2) Ok, so despite that excellent advice, you've
dropped the bike anyway..... now you need to get it back up on 2
wheels. The ZR-7 is pretty heavy to lift by yourself, but it's
doable for most average riders. The key is to use leverage to
your advantage. Don't try to just grab the bike and lift with
your upper body. Grab onto the luggage rail under the tailpiece
with one hand and the handlebar grip with the other. Bend your
knees and lean your hip into the side of the seat. Start pushing
up with your legs, using your hip as leverage against the bike.
Pull up on the rail with your arm at the same time. If you try
this and can't get the bike up, just stop right there and get some
help. If you do manage to get the bike upright, be VERY careful
as it comes up that you don't push too far and drop the bike right
over on the other side. If it fell over on the right side, flip
the kick stand out on the left side before lifting the bike and that
will help you if you do accidentally flip it over.
3) Don't ride with a passenger until you've got
a few hundred miles under your belt on the bike. It will handle
WAY different with a passenger and you need to be very comfortable
with the bike before you should attempt it. Wait until you feel
completely at ease riding solo.
The Break-In Blues
1) On a new bike, you should have a sticker on
the tach that lists the break-in RPM limits for the engine. The
factory recommends keeping it under 4k for the first 500 miles and 6k
for the next 500 miles. It's up to you if you decide to stick to
those limits to the letter, or if you occasionally "cheat"
and rev it a little higher. The two things that are the most
important for break-in are 1) Do NOT lug the engine during
break-in. Lugging is when you're at a low RPM (say under 2000)

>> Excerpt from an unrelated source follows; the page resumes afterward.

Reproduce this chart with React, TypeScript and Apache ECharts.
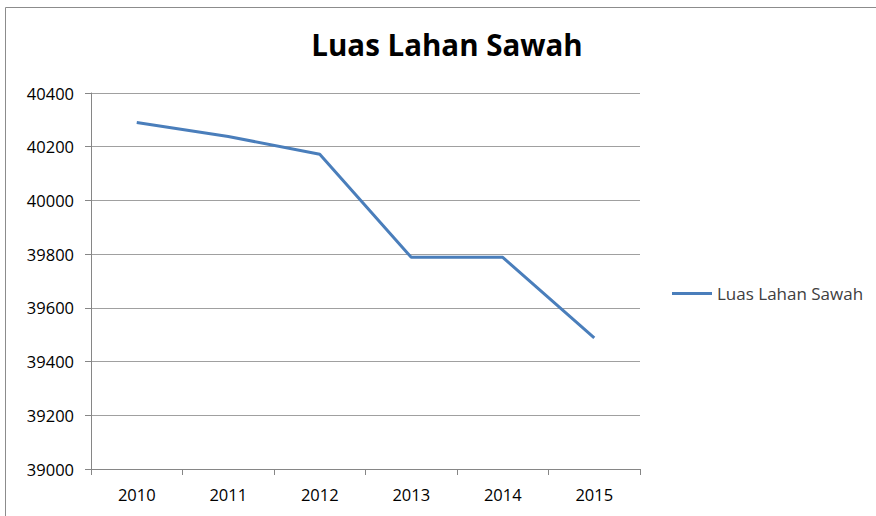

and you crank the throttle open wide while under a load (like going
uphill). The engine will slowly pull itself up through the RPM
range from that low point, but it will not be good for it. Try
to keep your RPM's up in the power range (say over 2500), particularly
while going uphill. Downshift to a lower gear to keep things
going strong. 2) Vary your RPM as much as possible during the
first 500 miles. In other words, don't break the motor in by
taking a 500 mile trip on the highway. Do some stop-and-go
riding frequently to give the engine a full range of operating
conditions during break-in.
Modifications
The ZR-7 is a great bike for tweaking to your
own tastes, both mechanically and aesthetically. The most common
mechanical modifications are:
1) Idle mixture screw adjustment. Many ZR-7's seem to exhibit an
off-idle throttle hesitation due to being jetted lean from the
factory. You may notice this when riding around town, going
around low-speed corners and cracking the throttle open just a
little bit in the corner. The bike will sort of
"hic-up" for a split second before the RPM's pick up.
This can be very disconcerting while in a corner, since it sort of
makes the bike a little "jerky". The
"standard" fix for this is to turn out the idle mixture
screws on the carburetors farther than the factory settings.
Most people have settled in the 2 to 2 1/2 turn range. This can
be done as part of a full re-jet with the carbs removed (see the Maintenance
page for a pictoral guide) or with the carbs still on. A
complete rejetting kit is offered through our affiliated
MotoSpecialties site
here.
2) Slip-on exhaust pipe (This is often an
aesthetic improvement also). There are many manufacturers who
produce slip-ons for the ZR-7. Check out the Accessories
page for a listing. All of them will be louder than the stock
pipe, some really loud and others more mellow.